Since 2003, shark catches have plummeted. This is not good news but a sign that there are less to catch.

These days fishermen can spend up to 20 days at sea, heading as far west as Cape Verde or south to Sierra Leone in search of their gold, with what Diop bemoans as an often "mercenary mindset".

Diop explains that sharks are particularly vulnerable because it can take more than 10 years for them to reach sexual maturity and their fertility rate is very low, making recovery from overfishing all year round near impossible.

"On average the weight of the fin represents only two percent of the total weight of the animal, so you can see the massacre needed to keep up with the demand for shark fins," he tells AFP.

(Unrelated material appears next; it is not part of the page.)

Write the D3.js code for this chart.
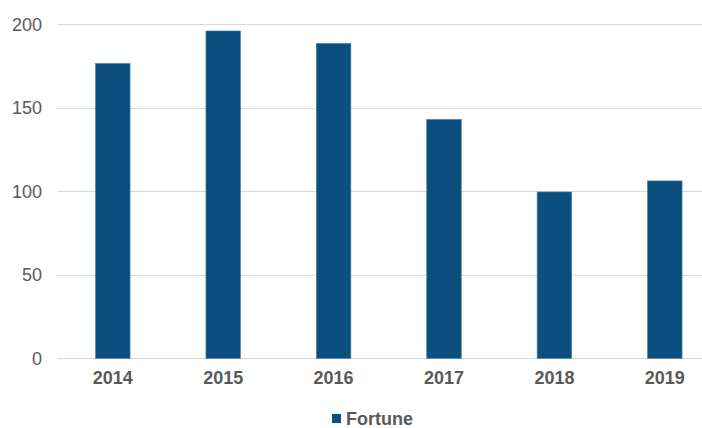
<!DOCTYPE html>
<html>
<head>
<meta charset="utf-8">
<script src="https://cdn.jsdelivr.net/npm/d3@7/dist/d3.min.js"></script>
<style>
  html, body { margin: 0; padding: 0; background: #fff; }
  svg { display: block; font-family: "Liberation Sans", Arial, sans-serif; }
</style>
</head>
<body>
<div id="chart"></div>
<script>
// Chart data
const years = ['2014', '2015', '2016', '2017', '2018', '2019'];
const fortune = [176.5, 196, 188.5, 143, 99.6, 106.2];
const yTicks = [0, 50, 100, 150, 200];
const seriesName = 'Fortune';

const width = 702;
const height = 428;
const barColor = '#0b4f7e';
const textColor = '#595959';

const svg = d3.select('#chart').append('svg')
  .attr('width', width)
  .attr('height', height);

// Scales
const xScale = d3.scaleBand()
  .domain(years)
  .range([57.6, 720])
  .padding(0);

const yScale = d3.scaleLinear()
  .domain([0, 200])
  .range([358.3, 24.3]);

const barWidth = xScale.bandwidth() * 0.3125;

// Gridlines
svg.append('g')
  .selectAll('line')
  .data(yTicks)
  .enter()
  .append('line')
  .attr('x1', 57)
  .attr('x2', 720)
  .attr('y1', d => Math.round(yScale(d)) + 0.5)
  .attr('y2', d => Math.round(yScale(d)) + 0.5)
  .attr('stroke', '#d9d9d9')
  .attr('stroke-width', 1);

// Y axis labels
const yAxis = d3.axisLeft(yScale)
  .tickValues(yTicks)
  .tickSize(0)
  .tickPadding(0);

svg.append('g')
  .attr('transform', 'translate(42, 0)')
  .call(yAxis)
  .call(g => g.select('.domain').remove())
  .selectAll('text')
  .attr('font-size', 18)
  .attr('font-family', '"Liberation Sans", Arial, sans-serif')
  .attr('fill', textColor);

// Bars
svg.append('g')
  .selectAll('rect')
  .data(years.map((y, i) => ({ year: y, value: fortune[i] })))
  .enter()
  .append('rect')
  .attr('x', d => xScale(d.year) + (xScale.bandwidth() - barWidth) / 2)
  .attr('y', d => yScale(d.value))
  .attr('width', barWidth)
  .attr('height', d => yScale(0) - yScale(d.value))
  .attr('fill', barColor)
  .attr('stroke', '#3f77a3')
  .attr('stroke-width', 0.6);

// X axis labels
const xAxis = d3.axisBottom(xScale)
  .tickSize(0)
  .tickPadding(0);

svg.append('g')
  .attr('transform', 'translate(0, 371)')
  .call(xAxis)
  .call(g => g.select('.domain').remove())
  .selectAll('text')
  .attr('font-size', 18)
  .attr('font-weight', 'bold')
  .attr('font-family', '"Liberation Sans", Arial, sans-serif')
  .attr('fill', textColor);

// Legend
const legend = svg.append('g')
  .attr('transform', 'translate(332, 414)');

legend.append('rect')
  .attr('width', 9)
  .attr('height', 9)
  .attr('fill', barColor);

legend.append('text')
  .attr('x', 14)
  .attr('y', 10.5)
  .attr('font-size', 18)
  .attr('font-weight', 'bold')
  .attr('fill', textColor)
  .text(seriesName);
</script>
</body>
</html>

In Saint Louis, Fall finally gets a phone call from his pirogue. Days of bad weather have hampered fishing and even the good days have yielded no sharks. The boat is now expected the following day.

A fisherman for more than 30 years, he has seen first hand the worrying drop in shark numbers.

"We are obliged to catch small sharks. We know its not good but if one person doesn't, the next will...

"It brings in a lot of money, so we don't see the importance of the shark. We earn and we will keep on earning until the sharks disappear," he says sadly.

The shark fishing report talks of days when hammerhead sharks up to six metres long (20 feet) and one-tonne sawfish were caught in these waters.

The sawfish -- printed on the back of Senegalese bank notes -- hasn't been seen since the early 1990s in coastal waters from Mauritania to Sierra Leone, except for Guinea-Bissau.

According to the report, the value of sharks landed annually in 2008 in Senegal, Gambia, Guinea-Bissau, Mauritania, Sierra Leone and Cape Verde is estimated at 8.5 million euros ($11 million).

Diop's shark project has published an identification guide for fishermen and has helped west African nations put legislation in place, most importantly to ban "finning". In Senegal this legislation is still in the pipeline.

Finning is the practice of cutting of the shark fin while at sea, and tossing the rest of the shark back into the ocean to face a cruel death by suffocation or blood loss. Despite the laws, it still continues.

If shark-hunting, in Senegal and the world over, is not brought under control, Diop and other experts predict dire results for a marine ecosystem regulated by the predator for some 400 million years.

A report by the Pew Environment Group in June 2011 estimates some 73 million sharks are caught annually and 30 percent of species are threatened with extinction.

The fisherman Sada Fall becomes anxious and harder to get hold of. The "big shark guy around here" -- his distributor -- has left back to Dakar after hearing the fishing trip has not gone well.

Three days after the boat was supposed to land it reaches shore just after midnight. With no sharks caught, it quickly refuels and heads out again for several more gruelling, and expensive, days in search of fisherman's gold.